TorchDSP / torchsig

TorchSig is an open-source signal processing machine learning toolkit based on the PyTorch data handling pipeline.
MIT License
170 stars 38 forks source link

Initial draft of restructuring transforms #106

Closed lboegner closed 1 year ago

lboegner commented 1 year ago

Summary

Initial draft of restructuring the transforms as mentioned in issue #93 .

Here, we collapse all the transforms and functional code into transforms.py, target_transforms.py, and functional.py files. This collapsing mirrors the structure of the code accepted by the CV and audio ML communities used in both torchvision and torchaudio. Consolidating the code simplifies shared uses across the previously split out categories of transforms, particularly with the functional code. Conversely, the transforms.py file is now quite large. We could split these classes out to have their own dedicated files, but prior to doing so, we may want to continue cleaning up their code as many of them do too much in their __call__ methods that should be moved to functional.py. The transforms may also benefit from breaking out the SignalDescription updates into dedicated methods.

In addition to the consolidation, any previously broken example code within the transform docstrings (as highlighted in #83) was updated to be valid; however, we may still benefit from adding more example code throughout.

Finally, __repr__ methods were added to all transforms to make our transform classes' string/print outputs much more meaningful.

Tests

flake8 test:

flake8 . --count --select=E9,F63,F7,F82 --show-source --statistics

Output:

0

Local tests:

pytest -v

Output:

...
=========================== 10 passed, 1 warning in 9.95s ===============================
gvanhoy commented 1 year ago

Looks like a lot of work my friend -- but definitely the direction things need to go. One big file is totally fine if it's structure is highly predictable and consistent. ctrl+f for the win. I'm already annoyed with the 100+ import statements coming from torchsig (that I myself initially caused), so this is a return to a more normal structure. Only reason to keep the old structure would be if people wanted to import only parts of the transforms, but that's not a use-case that's likely to be common or that we need to support.

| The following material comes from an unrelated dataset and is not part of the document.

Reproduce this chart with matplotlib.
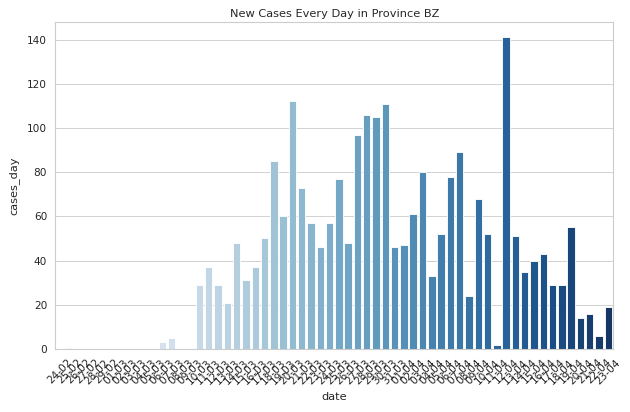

gvanhoy commented 1 year ago

As mentioned here , we should be able to automate the tests in docstrings. Maybe not fully necessary to work for minor releases, but major releases should work.

I also agree, the transforms having huge __call__ is an indication that there's benefit in considering refactoring. I remember talking about how to go about this, but I'm not sure at the moment what's the best way.

gvanhoy commented 1 year ago

Well, at least if we want to automate doctests, we should not automate the ones that generate an entire dataset like WidebandSig53. With these changes, all the doctests work again, which is awesome.